When the young girl bartender finally seemed to be approaching us, we felt a sense of hope surging over us, but she stopped at the next table and started collecting the empty glasses without looking at us. No words of comfort, no apology, nothing.
Only one young man from that group came to us and apologized. He told us that the man insulting us was ‘a good man, but jut had couple of drinks’ as if that could justify all the harassment and insults we had endured helplessly.
As we stepped out of the pub we immediately became apprehensive because the same man and his mates were standing outside. All we wanted was to get out of that place and away from these people.
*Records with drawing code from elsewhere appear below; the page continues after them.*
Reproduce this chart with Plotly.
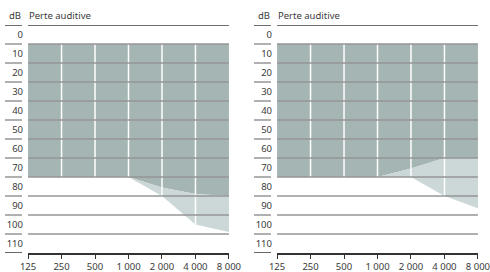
import math
import plotly.graph_objects as go

# ---- data ----
freqs = [125, 250, 500, 1000, 2000, 4000, 8000]
freq_labels = ["125", "250", "500", "1 000", "2 000", "4 000", "8 000"]
db_ticks = [0, 10, 20, 30, 40, 50, 60, 70, 80, 90, 100, 110]
db_labels = [str(v) for v in db_ticks]
band_edges = [-5, 5, 15, 25, 35, 45, 55, 65, 75, 85, 95, 105, 115]

fill_top = [5, 5, 5, 5, 5, 5, 5]
left_upper = [75, 75, 75, 75, 80.5, 84, 85]
left_lower = [75, 75, 75, 75, 85, 100, 104]
right_upper = [75, 75, 75, 75, 70.5, 65, 65]
right_lower = [75, 75, 75, 75, 75, 85, 91.5]

title_db = "dB"
title_text = "Perte auditive"

# ---- style ----
W, H = 490, 272
DARK = "rgb(164,181,179)"
LIGHT = "rgb(203,216,215)"
GRID = "rgb(150,150,150)"
TXT = "#3a3a3a"
FONT = "Noto Sans"
FS = 9.5

plot_top, plot_bot = 25, 253
panels = [(28, 229), (277, 478)]

fig = go.Figure()
layout = dict(
    width=W, height=H, autosize=False,
    margin=dict(l=0, r=0, t=0, b=0),
    paper_bgcolor="white", plot_bgcolor="white",
    showlegend=False, hovermode=False,
    font=dict(family=FONT, size=FS, color=TXT),
)
shapes = []
annotations = []

for i, ((x0px, x1px), upper, lower) in enumerate(
        zip(panels, [left_upper, right_upper], [left_lower, right_lower])):
    sfx = "" if i == 0 else str(i + 1)
    xa, ya = "x" + sfx, "y" + sfx
    pw = x1px - x0px
    # fills
    fig.add_trace(go.Scatter(x=freqs, y=fill_top, mode="lines", line=dict(width=0),
                             xaxis=xa, yaxis=ya))
    fig.add_trace(go.Scatter(x=freqs, y=upper, mode="lines", line=dict(width=0),
                             fill="tonexty", fillcolor=DARK, xaxis=xa, yaxis=ya))
    fig.add_trace(go.Scatter(x=freqs, y=lower, mode="lines", line=dict(width=0),
                             fill="tonexty", fillcolor=LIGHT, xaxis=xa, yaxis=ya))
    # white vertical lines through the filled area
    for f, t, lo in zip(freqs[1:-1], fill_top[1:-1], lower[1:-1]):
        fig.add_trace(go.Scatter(x=[f, f], y=[t, lo], mode="lines",
                                 line=dict(color="white", width=1.5),
                                 xaxis=xa, yaxis=ya))
    layout["xaxis" + sfx] = dict(
        domain=[x0px / W, x1px / W], anchor=ya, type="log",
        range=[math.log10(freqs[0]) - 0.0005, math.log10(freqs[-1]) + 0.0005],
        tickmode="array", tickvals=freqs, ticktext=freq_labels,
        ticks="outside", ticklen=4, tickwidth=1.2, tickcolor="#333",
        showline=True, linecolor="#333", linewidth=1.5,
        showgrid=False, zeroline=False, automargin=False,
        ticklabeloverflow="allow",
        tickfont=dict(family=FONT, size=FS, color=TXT),
    )
    layout["yaxis" + sfx] = dict(
        domain=[1 - plot_bot / H, 1 - plot_top / H], anchor=xa,
        range=[band_edges[-1], band_edges[0]],
        tickmode="array", tickvals=db_ticks, ticktext=db_labels,
        ticks="", showline=False, showgrid=False, zeroline=False,
        automargin=False, ticklabelstandoff=4,
        tickfont=dict(family=FONT, size=FS, color=TXT),
    )
    # horizontal band lines
    for k, e in enumerate(band_edges):
        if k == 0:
            col, wid = "rgb(110,110,110)", 2
        elif k == len(band_edges) - 1:
            col, wid = "#333", 1.5
        else:
            col, wid = GRID, 1.5
        if k < len(band_edges) - 1:
            shapes.append(dict(type="line", xref=xa, yref=ya, x0=freqs[0], x1=freqs[-1],
                               y0=e, y1=e, line=dict(color=col, width=wid), layer="above"))
        shapes.append(dict(type="line", xref=xa + " domain", yref=ya,
                           x0=-23 / pw, x1=-6 / pw, y0=e, y1=e,
                           line=dict(color=col, width=wid), layer="above"))
    hy = (plot_bot - 15) / (plot_bot - plot_top)
    annotations.append(dict(text=title_db, xref=xa + " domain", yref=ya + " domain",
                            x=-5 / pw, y=hy, xanchor="right", yanchor="middle",
                            showarrow=False, font=dict(family=FONT, size=FS, color=TXT)))
    annotations.append(dict(text=title_text, xref=xa + " domain", yref=ya + " domain",
                            x=-1 / pw, y=hy, xanchor="left", yanchor="middle",
                            showarrow=False, font=dict(family=FONT, size=FS, color=TXT)))

layout["shapes"] = shapes
layout["annotations"] = annotations
fig.update_layout(**layout)
fig.write_html("out.html", config={"displayModeBar": False},
               post_script="document.body.style.margin='0';")
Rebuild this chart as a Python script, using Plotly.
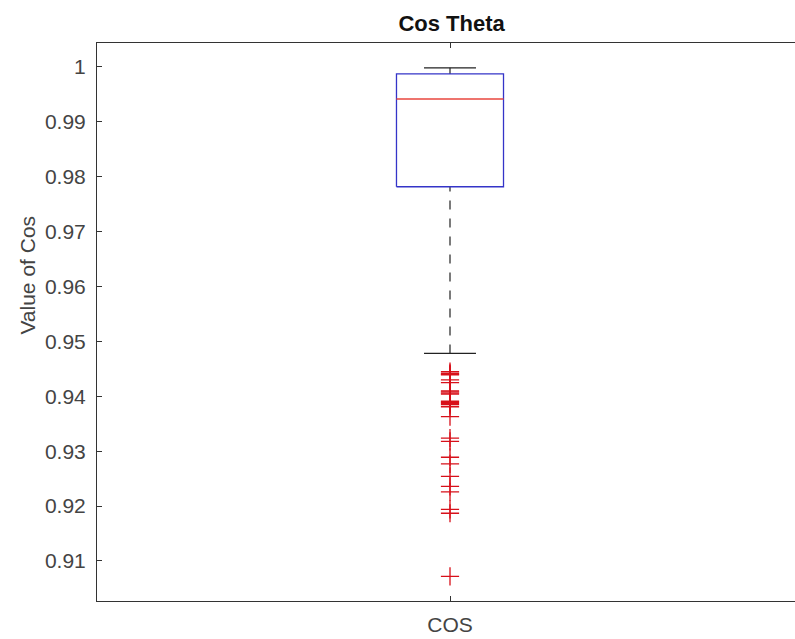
import plotly.graph_objects as go

# Summary statistics of the cosine values
category = "COS"
q1 = 0.97818
median = 0.99417
q3 = 0.99873
upper_whisker = 0.99985
lower_whisker = 0.94781
outliers = [0.9445, 0.9442, 0.9440, 0.9439, 0.9430, 0.9425, 0.9410, 0.9408,
            0.9406, 0.9404, 0.9391, 0.9389, 0.9387, 0.9385, 0.9381, 0.9363,
            0.9324, 0.9318, 0.9289, 0.9277, 0.9254, 0.9236, 0.9226, 0.9194,
            0.9187, 0.9072]

y_ticks = [0.91, 0.92, 0.93, 0.94, 0.95, 0.96, 0.97, 0.98, 0.99, 1.0]
y_tick_text = ["0.91", "0.92", "0.93", "0.94", "0.95", "0.96", "0.97", "0.98", "0.99", "1"]

xc = 1.0
box_half = 0.0758
cap_half = 0.0368

fig = go.Figure()

# whiskers (dashed)
fig.add_trace(go.Scatter(x=[xc, xc], y=[q3, upper_whisker], mode="lines",
                         line=dict(color="#222222", width=1.2, dash="dash"),
                         hoverinfo="skip", showlegend=False))
fig.add_trace(go.Scatter(x=[xc, xc], y=[lower_whisker, q1], mode="lines",
                         line=dict(color="#222222", width=1.2, dash="dash"),
                         hoverinfo="skip", showlegend=False))
# whisker caps
for v in (upper_whisker, lower_whisker):
    fig.add_trace(go.Scatter(x=[xc - cap_half, xc + cap_half], y=[v, v], mode="lines",
                             line=dict(color="#222222", width=1.3),
                             hoverinfo="skip", showlegend=False))
# box
fig.add_trace(go.Scatter(
    x=[xc - box_half, xc + box_half, xc + box_half, xc - box_half, xc - box_half],
    y=[q1, q1, q3, q3, q1], mode="lines",
    line=dict(color="#3434c8", width=1.3), hoverinfo="skip", showlegend=False))
# median
fig.add_trace(go.Scatter(x=[xc - box_half, xc + box_half], y=[median, median], mode="lines",
                         line=dict(color="#e8463e", width=1.6),
                         hoverinfo="skip", showlegend=False))
# outliers
fig.add_trace(go.Scatter(x=[xc] * len(outliers), y=outliers, mode="markers",
                         marker=dict(symbol="cross-thin", size=13,
                                     line=dict(color="#d8101a", width=1.3)),
                         showlegend=False))

fig.update_layout(
    width=795, height=639,
    margin=dict(l=97, r=0, t=43, b=38),
    paper_bgcolor="white", plot_bgcolor="white",
    font=dict(family="Liberation Sans, Arial, sans-serif", color="#444444", size=21),
    title=dict(text="<b>Cos Theta</b>", x=0.568, xanchor="center", y=0.963, yanchor="middle",
               font=dict(size=22, color="#111111")),
    xaxis=dict(range=[0.5, 1.48867], tickvals=[xc], ticktext=[category],
               showgrid=False, zeroline=False, showline=True, linecolor="#333333",
               linewidth=1, mirror="ticks", ticks="inside", ticklen=5, tickcolor="#333333",
               ticklabelstandoff=5),
    yaxis=dict(range=[0.90271, 1.00437], tickvals=y_ticks, ticktext=y_tick_text,
               showgrid=False, zeroline=False, showline=True, linecolor="#333333",
               linewidth=1, ticks="inside", ticklen=5, tickcolor="#333333",
               ticklabelstandoff=6),
    annotations=[dict(text="Value of Cos", xref="paper", yref="paper",
                      x=-0.0996, y=0.584, xanchor="center", yanchor="middle",
                      textangle=-90, showarrow=False,
                      font=dict(size=21, color="#444444"))],
)

fig.write_html("out.html")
It was Christmas after all and we just wanted to have a good time. However as soon as we walked past that man he screamed at us: “Fuck Allah, Fuck Mohammed, and Fuck Islam”.
My friend walking a few steps behind me responded to him by smiling and saying “Merry Christmas to you and I hope you enjoy your night.” The next thing I knew another man from the group hurled his pint glass with all the force he had into my face. With a split second I tilted my head which miraculously saved me from getting struck.
After this violent act which took us by great surprise I told them that “I am calling the police now” and shouted at them to “STAY AWAY” again and again while they were chasing after us. My friend took out his phone and told them he was going to film them.
They followed us to the other side of the road and it was then we both sensed that we were in danger but with no way to escape. I shouted to my friend who was behind me to watch out and it was at that moment I saw the same young man who apologized to us in the pub on behalf of his friend attacking my friend. He sprang forward and punched my friend hard in the face. I saw my friend falling backwards onto the ground with a thump. I saw the men kicking him over and over all over his body.
It was dark but I could see people walking by. I screamed at them to ask for help. I shouted “please somebody call the police!” while running towards my friend who was lying on his back, badly wounded.
When he finally managed to get away from them, my friend was no longer able to walk and fell down and lost consciousness. I stood next to him, appalled and shaking with outrage. The only woman who stopped to help took my phone and called the police. These people who assaulted us still tried to spring at us. I screamed at them to back off. Eventually they went back to the bar and had fled before the police arrived.
It was like I was living my worst nightmare. And the hardest part is witnessing my friend being beaten to death in front of my eyes. We went to the pub to celebrate our first Christmas and left with injuries, pain, tears and rage. Why and how did it happen to us?!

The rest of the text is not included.